Título: Cerco à tropa do cheque
Autor: Valadarres, João
Fonte: Correio Braziliense, 16/06/2012, Política, p. 2

Um dia depois da denúncia do deputado federal Miro Teixeira (PDT-RJ) apontando a existência de uma "tropa do cheque", que teria sido responsável pelo adiamento da convocação do dono da construtora Delta, Fernando Cavendish, o bloco de parlamentares considerado independente pretende anular a votação na próxima sessão da CPI. A ideia é, com a anulação, pautar o mesmo requerimento e tentar trazer o empresário para a comissão o mais rápido possível. O senador Randolfe Rodrigues (PSol-AP) disse que a situação é vergonhosa.

"É claro que a anulação é cabível. Estamos articulando isso. É vergonhoso. O senador Ciro Nogueira (PP-PI) confirmou que tem relação de amizade com Cavendish. Ele não poderia participar da votação. Em qualquer país sério, um investigador, com direito a voto, não pode ter nenhuma relação com o investigado", declarou Randolfe. O senador Alvaro Dias (PSDB), líder do PSDB, também estranhou a relação de proximidade. "É no mínimo constrangedor porque se trata de integrantes da CPI. Existe uma intimidade", comentou.

O assunto veio à tona após o adiamento da convocação do empreiteiro pelos integrantes da CPI do Cachoeira. Na sessão, Miro Texeira não citou nenhum nome. Disse apenas que recebeu a denúncia e que estava protocolando requerimento para ter mais informações sobre o encontro. O senador Ciro Nogueira afirmou que se trata de um caso fortuito, sem agendamento prévio. Ele foi o primeiro a defender o adiamento da convocação de Cavendish porque, no seu entendimento, a CPI precisa se preparar melhor. O político classificou a tentativa de anulação da votação como uma piada. "Isso é molecagem. Conheço, sim, o Cavendish, assim como conheço os donos de outras empresas. Não considero que ele seja meu amigo. É um conhecido. Cheguei ao restaurante e apenas o cumprimentei. Sentei em outra mesa. Acho difícil um político no Rio de Janeiro não conhecer o Cavendish. Se for assim, não podemos investigar o senador Demóstenes (sem partido-GO)."
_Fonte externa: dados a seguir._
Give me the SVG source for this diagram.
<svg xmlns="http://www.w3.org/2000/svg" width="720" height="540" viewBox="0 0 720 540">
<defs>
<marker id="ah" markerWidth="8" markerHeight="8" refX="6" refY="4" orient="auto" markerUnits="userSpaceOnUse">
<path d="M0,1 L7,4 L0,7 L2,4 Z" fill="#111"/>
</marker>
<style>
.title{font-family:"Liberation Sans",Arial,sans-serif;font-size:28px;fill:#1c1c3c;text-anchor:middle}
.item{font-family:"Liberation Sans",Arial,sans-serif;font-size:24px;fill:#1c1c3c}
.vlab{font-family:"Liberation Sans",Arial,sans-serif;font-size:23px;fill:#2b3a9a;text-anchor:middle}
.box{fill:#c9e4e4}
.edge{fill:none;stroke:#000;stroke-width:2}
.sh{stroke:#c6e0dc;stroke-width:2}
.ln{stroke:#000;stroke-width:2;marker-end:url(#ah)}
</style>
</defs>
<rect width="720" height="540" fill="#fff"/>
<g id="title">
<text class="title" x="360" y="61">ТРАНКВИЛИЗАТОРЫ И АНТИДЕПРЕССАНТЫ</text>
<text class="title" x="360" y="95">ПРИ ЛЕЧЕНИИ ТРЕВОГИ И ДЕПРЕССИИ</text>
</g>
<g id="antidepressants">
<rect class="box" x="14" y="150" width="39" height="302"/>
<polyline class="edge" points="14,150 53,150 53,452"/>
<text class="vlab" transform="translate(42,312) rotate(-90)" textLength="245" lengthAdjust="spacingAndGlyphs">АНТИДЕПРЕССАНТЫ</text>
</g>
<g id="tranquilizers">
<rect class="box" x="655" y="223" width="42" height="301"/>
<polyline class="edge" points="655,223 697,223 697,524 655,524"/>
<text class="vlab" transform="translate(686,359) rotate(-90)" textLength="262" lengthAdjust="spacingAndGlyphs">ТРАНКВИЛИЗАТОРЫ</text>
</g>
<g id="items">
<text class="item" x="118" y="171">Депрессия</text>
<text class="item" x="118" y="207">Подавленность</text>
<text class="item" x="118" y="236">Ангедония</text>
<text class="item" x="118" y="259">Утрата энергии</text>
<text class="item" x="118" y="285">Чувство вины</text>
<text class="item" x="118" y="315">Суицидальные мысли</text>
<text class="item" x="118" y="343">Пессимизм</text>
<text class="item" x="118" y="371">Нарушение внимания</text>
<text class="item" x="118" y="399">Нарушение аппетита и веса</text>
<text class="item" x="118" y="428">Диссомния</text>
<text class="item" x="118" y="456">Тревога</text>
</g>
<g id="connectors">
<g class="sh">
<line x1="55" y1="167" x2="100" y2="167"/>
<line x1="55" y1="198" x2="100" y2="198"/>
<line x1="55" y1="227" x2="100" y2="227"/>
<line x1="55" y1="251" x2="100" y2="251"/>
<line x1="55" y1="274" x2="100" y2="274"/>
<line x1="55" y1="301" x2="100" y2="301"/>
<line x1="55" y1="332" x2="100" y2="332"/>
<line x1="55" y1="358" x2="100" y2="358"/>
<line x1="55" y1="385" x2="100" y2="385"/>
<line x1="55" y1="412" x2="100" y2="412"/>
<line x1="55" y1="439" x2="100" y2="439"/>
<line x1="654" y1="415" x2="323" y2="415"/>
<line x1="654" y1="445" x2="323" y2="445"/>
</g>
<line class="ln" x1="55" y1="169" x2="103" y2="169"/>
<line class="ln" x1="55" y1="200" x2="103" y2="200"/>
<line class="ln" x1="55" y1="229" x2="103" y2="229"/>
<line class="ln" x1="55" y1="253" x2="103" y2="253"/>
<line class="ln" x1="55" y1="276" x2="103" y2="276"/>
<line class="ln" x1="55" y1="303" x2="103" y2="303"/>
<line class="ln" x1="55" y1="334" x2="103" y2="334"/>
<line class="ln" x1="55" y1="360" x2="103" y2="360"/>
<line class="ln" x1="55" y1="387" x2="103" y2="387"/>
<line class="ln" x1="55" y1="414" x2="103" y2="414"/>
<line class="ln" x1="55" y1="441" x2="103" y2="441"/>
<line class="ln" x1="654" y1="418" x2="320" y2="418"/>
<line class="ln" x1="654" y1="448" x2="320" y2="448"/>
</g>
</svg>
Uganda Os deputados federais Eduardo da Fonte (PP-PE), corregedor da Câmara, e Maurício Quintela Lessa (PR-AL), integrante da CPI do Cachoeira, confirmaram que estavam na companhia do senador Ciro Nogueira, no restaurante L"Avenue, em Paris, na semana santa, onde encontraram o empreiteiro. Por meio da assessoria de imprensa, os parlamentares afirmaram que o empresário, flagrado em escuta telefônica dizendo que comprava qualquer senador por R$ 6 milhões, estava almoçando em outra mesa e que o encontro foi absolutamente casual. De acordo com eles, Ciro Nogueira, que se posicionou contra a convocação de Cavendish, na sessão de quinta-feira, apenas cumprimentou o amigo.

Os parlamentares vinham de uma missão oficial em Uganda, na África, e retornaram por Paris. Quintela encaminhou, na manhã de ontem, nota oficial alegando que nunca tinha visto Cavendish antes. "Almocei com o senador Ciro Nogueira, outros parlamentares e suas mulheres, em plena luz do dia, em local público e muito frequentado por brasileiros. Na ocasião, o senador Ciro Nogueira, que é amigo do senhor Fernando Cavendish, o encontrou e cumprimentou. Não o conheço e sequer sabia de quem se tratava", diz.

Quintela ressaltou que votou favoravelmente à quebra do sigilo nacional da Delta e que é um dos autores do requerimento que pede a convocação de Cavendish. "Defendi publicamente investigação profunda em relação à empresa e seus gestores." O deputado não compareceu à sessão que adiou as oitivas do dono da empreiteira e do ex-diretor do Departamento Nacional de Infraestrutura e Transporte (Dnit) Luiz Antônio Pagot. "Não estava presente à votação por participar, com o governador Teotonio Vilela e a bancada alagoana, do lançamento do Programa de Redução da Criminalidade Violenta, no Ministério da Justiça."